The notion of stability here should
be adjusted a little bit. A pairing is stable if
\begin{itemize}
\item there is no paired individual who prefers being single over being with his/her current partner,
\item there is no paired man and single woman (or paired woman and single man) that would both prefer to be with each other over being single or with his/her current partner,
\item there is no paired man and paired woman that would both prefer to be with each other over their current partners, and
\item there is no single man and single woman that would both prefer to be with each other over being single.
\end{itemize}
\begin{Parts}
\Part Prove that a stable pairing still exists in the case where we allow single individuals. You can approach this by
introducing imaginary mates that people ``marry''
if they are single. How should you adjust the preference lists of
people, including those of the newly introduced imaginary ones for
this to work?
\Part As you saw in the lecture, we may have different stable pairings. But
interestingly, if a person remains single in one stable pairing, s/he
must remain single in any other stable pairing as well (there really
is no hope for some people!). Prove this fact by contradiction.
\end{Parts}
\Question{Short Answer: Graphs}
\begin{Parts}
\Part
Bob removed a degree $3$ node in an $n$-vertex tree, how many connected
components are in the resulting graph? (An expression that may
contain $n$.)
\Part
Given an $n$-vertex tree, Bob added 10 edges to it, then Alice removed
5 edges and the resulting graph has 3 connected components.

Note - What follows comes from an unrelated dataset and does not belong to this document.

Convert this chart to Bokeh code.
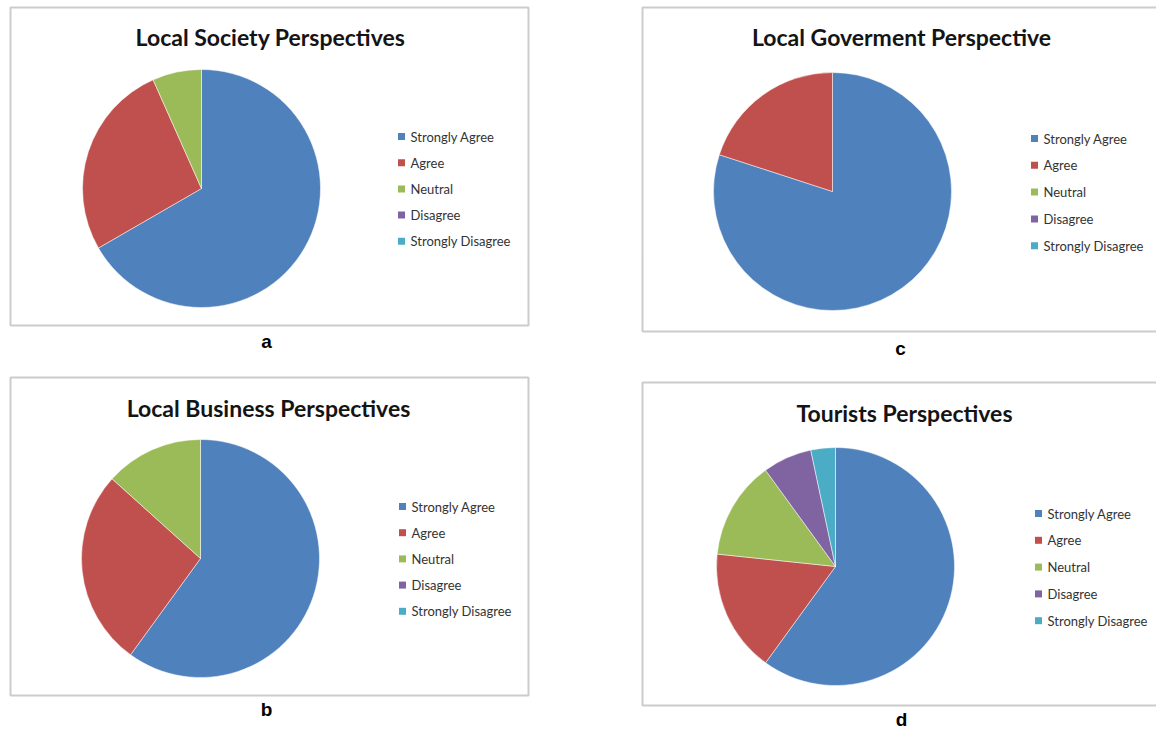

How many edges must be removed to remove all cycles
in the resulting graph? (An expression that may contain $n$.)
\Part
Give a gray code for 3-bit strings. (Recall that a gray code is a
sequence of bitstrings where adjacent elements differ by one. For
example, the gray code of 2-bit strings is $00,01,11,10$. Note the
last string is considered adjacent to the first and $10$ differs in
one bit from $00$. Answer should be sequence of three-bit strings: 8
in all.)
\Part
For all $n \geq 3$, the complete graph on $n$ vertices, $K_n$ has more
edges than the $d$-dimensional hypercube for $d=n$. (True or False.)
\Part
A complete graph with $n$ vertices where $n$ is an odd prime can have all its edges
covered with $x$ Rudrata cycles (a Rudrata cycle is a cycle where
each vertex appears exactly once). What is the number, $x$, of
such cycles required to cover the a complete graph? (Answer should be an expression that depends on $n$.)
\Part
Give a set of disjoint Rudrata cycles that covers the edges of $K_5$, the complete
graph on $5$ vertices.
(Each path should be a sequence (or list) of edges in $K_5$, where an edge is written as a pair of vertices from the set $\{0, 1, 2, 3, 4\}$ - e.g: $(0, 1), (1, 2)$.)